-- Start --
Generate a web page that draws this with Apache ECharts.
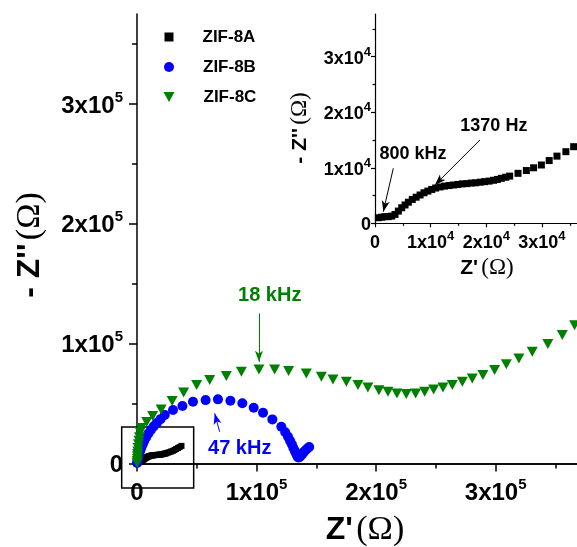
<!DOCTYPE html>
<html>
<head>
<meta charset="utf-8">
<script src="https://cdn.jsdelivr.net/npm/echarts@6/dist/echarts.min.js"></script>
<style>
  html, body { margin: 0; padding: 0; background: #fff; }
  #chart { width: 577px; height: 547px; }
</style>
</head>
<body>
<div id="chart"></div>
<script>
// Nyquist data, impedance in ohms: Z' (real) and -Z'' (imaginary)
const zif8aRe = [600, 1200, 1800, 2400, 3000, 3600, 4200, 4800, 5400, 6000, 6700, 7400, 8100, 8800, 9500,
  10200, 10900, 11700, 12500, 13300, 14100, 14900, 15700, 16500, 17300, 18100, 18900, 19700, 20500, 21300,
  22000, 22700, 23500, 24200, 25700, 27200, 28500, 29900, 31300, 32700, 34300, 35700, 37200];
const zif8aIm = [1000, 1100, 1200, 1200, 1300, 1600, 2200, 2800, 3300, 3800, 4300, 4700, 5100, 5500, 5800,
  6100, 6350, 6550, 6700, 6800, 6900, 7000, 7100, 7150, 7250, 7300, 7400, 7500, 7600, 7750,
  7900, 8100, 8300, 8500, 9000, 9500, 10000, 10500, 11300, 12100, 12900, 13800, 14700];

const zif8bRe = [100, 300, 600, 1000, 1500, 2100, 2800, 3700, 4800, 6100, 7700, 9500, 11600, 14000, 16700,
  19700, 23200, 30100, 38000, 46800, 57400, 67700, 78100, 88100, 97600, 105400, 113200, 120700, 124000, 126300,
  128000, 129500, 130800, 132000, 133000, 133800, 134500, 135200, 136000, 137000, 138200, 139500, 141000, 142500, 144000];
const zif8bIm = [400, 1500, 3000, 5000, 7000, 9000, 11000, 13500, 16000, 19000, 22000, 25000, 28000, 31000, 34000,
  37000, 40400, 44600, 47900, 51500, 52900, 53500, 52300, 50200, 46500, 42300, 36800, 30700, 26000, 22300,
  19000, 16000, 13000, 10500, 8500, 6800, 5500, 5000, 5500, 6500, 8000, 9500, 11000, 12500, 13700];

const zif8cRe = [100, 200, 300, 400, 500, 700, 900, 1200, 1600, 2100, 2700, 3500,
  8100, 13100, 20200, 29400, 39000, 49900, 60800, 74700, 87300, 102000, 115100, 126800, 141600, 154200, 163900,
  175100, 184800, 193100, 202300, 209900, 217400, 225200, 233000, 240600, 248100, 255900, 263700, 272100, 280400,
  289300, 299100, 308900, 319400, 330600, 343600, 355700, 366000];
const zif8cIm = [500, 2000, 4000, 6000, 8000, 10000, 13000, 16000, 19000, 22000, 26000, 29600,
  34600, 39600, 45000, 52100, 59200, 65400, 69600, 72900, 76500, 78500, 78500, 77100, 75100, 72300, 70100,
  68200, 65400, 63500, 61200, 59800, 58500, 57900, 58500, 59800, 61800, 63500, 65400, 68200, 71000,
  73750, 77900, 82700, 87700, 93200, 99600, 107300, 115400];

const seriesNames = ['ZIF-8A', 'ZIF-8B', 'ZIF-8C'];

// Axis ranges and ticks
const mainReRange = [0, 368000];
const mainImRange = [0, 375000];
const mainMajorTicks = [0, 100000, 200000, 300000];
const mainMinorTicks = [50000, 150000, 250000, 350000];
const insetReRange = [0, 36300];
const insetImRange = [0, 37700];
const insetMajorTicks = [0, 10000, 20000, 30000];
const insetMinorTicks = [5000, 15000, 25000, 35000];

// Frequency annotations (ohms): arrow tail, arrow head, label centre
const ann18kHz = { tail: [102000, 125200], head: [102000, 84800], text: [111000, 140400], label: '18 kHz' };
const ann47kHz = { tail: [69100, 26500], head: [65000, 41800], text: [85900, 12900], label: '47 kHz' };
const ann800kHz = { tail: [3290, 9910], head: [1490, 2090], text: [6820, 12490], label: '800 kHz' };
const ann1370Hz = { tail: [18850, 15000], head: [10770, 6900], text: [21360, 17530], label: '1370 Hz' };

// Region magnified in the inset (ohms)
const zoomBoxRe = [-12800, 47400];
const zoomBoxIm = [-20400, 30400];

const SANS = 'Liberation Sans, Arial, sans-serif';
const SERIF = 'Liberation Serif, Times New Roman, serif';
const GREEN = '#008000';
const BLUE = '#0000ff';
const DOWN_TRIANGLE = 'path://M0,0L10,0L5,9Z';

const zip = (xs, ys) => xs.map((x, i) => [x, ys[i]]);

function sciRich(big, small) {
  return {
    n: { fontFamily: SANS, fontWeight: 'bold', fontSize: big, color: '#000', lineHeight: big + 4, verticalAlign: 'bottom' },
    s: { fontFamily: SANS, fontWeight: 'bold', fontSize: small, color: '#000', lineHeight: small, verticalAlign: 'top' }
  };
}
function sciLabel(exp) {
  return v => v === 0 ? '{n|0}' : '{n|' + Math.round(v / Math.pow(10, exp)) + 'x10}{s|' + exp + '}';
}

function majorAxis(gridIndex, range, ticks, exp, opt) {
  return Object.assign({
    type: 'value', gridIndex, min: range[0], max: range[1],
    axisLine: { show: true, onZero: false, lineStyle: { color: '#000', width: opt.lw } },
    axisTick: { show: true, inside: false, length: opt.tick, customValues: ticks, lineStyle: { color: '#000', width: opt.lw } },
    axisLabel: { show: true, margin: opt.margin, customValues: ticks, formatter: sciLabel(exp), rich: sciRich(opt.fs, opt.sup) },
    splitLine: { show: false }
  }, opt.extra || {});
}
function minorAxis(gridIndex, range, ticks, opt) {
  return Object.assign({
    type: 'value', gridIndex, min: range[0], max: range[1],
    axisLine: { show: false, onZero: false },
    axisTick: { show: true, inside: false, length: opt.tick, customValues: ticks, lineStyle: { color: '#000', width: opt.lw } },
    axisLabel: { show: false },
    splitLine: { show: false }
  }, opt.extra || {});
}

function arrowLine(list, color) {
  return {
    silent: true, animation: false,
    symbol: ['none', 'arrow'], symbolSize: [6, 11],
    label: { show: false },
    lineStyle: { color, width: 1, type: 'solid', opacity: 1 },
    emphasis: { disabled: true },
    data: list.map(a => [{ coord: a.tail }, { coord: a.head }])
  };
}
function textPoint(list, color, size) {
  return {
    silent: true, animation: false,
    symbol: 'circle', symbolSize: 1,
    itemStyle: { color: 'rgba(0,0,0,0)' },
    label: { show: true, position: 'inside', color, fontFamily: SANS, fontWeight: 'bold', fontSize: size },
    data: list.map(a => ({ coord: a.text, label: { formatter: a.label } }))
  };
}

const chart = echarts.init(document.getElementById('chart'), null, { renderer: 'canvas' });

const mainTick = { lw: 1.5, tick: 8, margin: 14, fs: 24, sup: 15 };
const mainMinor = { lw: 1.5, tick: 5 };
const insetTick = { lw: 1.2, tick: 4, margin: 4, fs: 18, sup: 13 };
const insetMinor = { lw: 1.2, tick: 2.5 };

const legendText = { fontFamily: SANS, fontWeight: 'bold', fontSize: 17, color: '#000', lineHeight: 20 };

const option = {
  animation: false,
  backgroundColor: '#ffffff',
  grid: [
    { left: 137, top: 14, right: 0, bottom: 83.5, containLabel: false },
    { left: 375, top: 14, right: 0, bottom: 323.7, containLabel: false }
  ],
  xAxis: [
    majorAxis(0, mainReRange, mainMajorTicks, 5, Object.assign({}, mainTick, { extra: { position: 'bottom' } })),
    minorAxis(0, mainReRange, mainMinorTicks, Object.assign({}, mainMinor, { extra: { position: 'bottom' } })),
    {
      type: 'value', gridIndex: 0, position: 'top', min: mainReRange[0], max: mainReRange[1],
      axisLine: { show: true, lineStyle: { color: '#000', width: 1.5 } },
      axisTick: { show: false }, axisLabel: { show: false }, splitLine: { show: false }
    },
    majorAxis(1, insetReRange, insetMajorTicks, 4, Object.assign({}, insetTick, { margin: 7, extra: { position: 'bottom' } })),
    minorAxis(1, insetReRange, insetMinorTicks, Object.assign({}, insetMinor, { extra: { position: 'bottom' } }))
  ],
  yAxis: [
    majorAxis(0, mainImRange, mainMajorTicks, 5, Object.assign({}, mainTick, { extra: { position: 'left' } })),
    minorAxis(0, mainImRange, mainMinorTicks, Object.assign({}, mainMinor, { extra: { position: 'left' } })),
    majorAxis(1, insetImRange, insetMajorTicks, 4, Object.assign({}, insetTick, { extra: { position: 'left' } })),
    minorAxis(1, insetImRange, insetMinorTicks, Object.assign({}, insetMinor, { extra: { position: 'left' } }))
  ],
  legend: [
    { data: [seriesNames[0]], orient: 'vertical', left: 164.5, top: 27, padding: 0, selectedMode: false,
      icon: 'rect', itemWidth: 9, itemHeight: 9, textStyle: Object.assign({ padding: [0, 0, 0, 24] }, legendText) },
    { data: [seriesNames[1]], orient: 'vertical', left: 164, top: 57, padding: 0, selectedMode: false,
      icon: 'circle', itemWidth: 10, itemHeight: 10, textStyle: Object.assign({ padding: [0, 0, 0, 24] }, legendText) },
    { data: [seriesNames[2]], orient: 'vertical', left: 163.5, top: 87, padding: 0, selectedMode: false,
      icon: DOWN_TRIANGLE, itemWidth: 11, itemHeight: 10, textStyle: Object.assign({ padding: [0, 0, 0, 24] }, legendText) }
  ],
  series: [
    {
      name: seriesNames[0], type: 'scatter', xAxisIndex: 0, yAxisIndex: 0,
      symbol: 'rect', symbolSize: 6, itemStyle: { color: '#000', opacity: 1 },
      data: zip(zif8aRe, zif8aIm)
    },
    {
      name: seriesNames[1], type: 'scatter', xAxisIndex: 0, yAxisIndex: 0,
      symbol: 'circle', symbolSize: 10, itemStyle: { color: BLUE, opacity: 1 },
      data: zip(zif8bRe, zif8bIm),
      markLine: arrowLine([ann47kHz], BLUE),
      markPoint: textPoint([ann47kHz], BLUE, 20)
    },
    {
      name: seriesNames[2], type: 'scatter', xAxisIndex: 0, yAxisIndex: 0,
      symbol: DOWN_TRIANGLE, symbolSize: [11, 10], itemStyle: { color: GREEN, opacity: 1 },
      data: zip(zif8cRe, zif8cIm),
      markLine: arrowLine([ann18kHz], GREEN),
      markPoint: textPoint([ann18kHz], GREEN, 20)
    },
    {
      name: seriesNames[0], type: 'scatter', xAxisIndex: 3, yAxisIndex: 2,
      symbol: 'rect', symbolSize: 7, itemStyle: { color: '#000', opacity: 1 },
      data: zip(zif8aRe, zif8aIm),
      markLine: arrowLine([ann800kHz, ann1370Hz], '#000'),
      markPoint: textPoint([ann800kHz, ann1370Hz], '#000', 18)
    }
  ]
};

chart.setOption(option);

// Axis titles and the magnified-region frame
function titleText(x, y, size, rotation) {
  return {
    type: 'text', x, y, rotation, silent: true,
    style: {
      text: rotation ? "{b|- Z''} {o|(Ω)}" : "{b|Z'} {o|(Ω)}",
      align: 'center', verticalAlign: 'middle',
      rich: {
        b: { fontFamily: SANS, fontWeight: 'bold', fontSize: size, fill: '#000' },
        o: { fontFamily: SERIF, fontWeight: 'normal', fontSize: size + 2, fill: '#000' }
      }
    }
  };
}

const boxA = chart.convertToPixel({ xAxisIndex: 0, yAxisIndex: 0 }, [zoomBoxRe[0], zoomBoxIm[1]]);
const boxB = chart.convertToPixel({ xAxisIndex: 0, yAxisIndex: 0 }, [zoomBoxRe[1], zoomBoxIm[0]]);

chart.setOption({
  graphic: [
    titleText(365, 530, 32, 0),
    titleText(30, 245, 32, Math.PI / 2),
    titleText(487, 268, 21, 0),
    titleText(300, 128, 21, Math.PI / 2),
    {
      type: 'rect', silent: true,
      shape: { x: boxA[0], y: boxA[1], width: boxB[0] - boxA[0], height: boxB[1] - boxA[1] },
      style: { fill: 'none', stroke: '#000', lineWidth: 1.5 }
    }
  ]
});
</script>
</body>
</html>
-- End --
**THE REQUEST:** Quote, please, every line of the material above from its start through the line that has "12900, 13800, 14700];", reproducing the words exactly and dropping any images.

**CORRECT ANSWER:**
Generate a web page that draws this with Apache ECharts.
<!DOCTYPE html>
<html>
<head>
<meta charset="utf-8">
<script src="https://cdn.jsdelivr.net/npm/echarts@6/dist/echarts.min.js"></script>
<style>
  html, body { margin: 0; padding: 0; background: #fff; }
  #chart { width: 577px; height: 547px; }
</style>
</head>
<body>
<div id="chart"></div>
<script>
// Nyquist data, impedance in ohms: Z' (real) and -Z'' (imaginary)
const zif8aRe = [600, 1200, 1800, 2400, 3000, 3600, 4200, 4800, 5400, 6000, 6700, 7400, 8100, 8800, 9500,
  10200, 10900, 11700, 12500, 13300, 14100, 14900, 15700, 16500, 17300, 18100, 18900, 19700, 20500, 21300,
  22000, 22700, 23500, 24200, 25700, 27200, 28500, 29900, 31300, 32700, 34300, 35700, 37200];
const zif8aIm = [1000, 1100, 1200, 1200, 1300, 1600, 2200, 2800, 3300, 3800, 4300, 4700, 5100, 5500, 5800,
  6100, 6350, 6550, 6700, 6800, 6900, 7000, 7100, 7150, 7250, 7300, 7400, 7500, 7600, 7750,
  7900, 8100, 8300, 8500, 9000, 9500, 10000, 10500, 11300, 12100, 12900, 13800, 14700];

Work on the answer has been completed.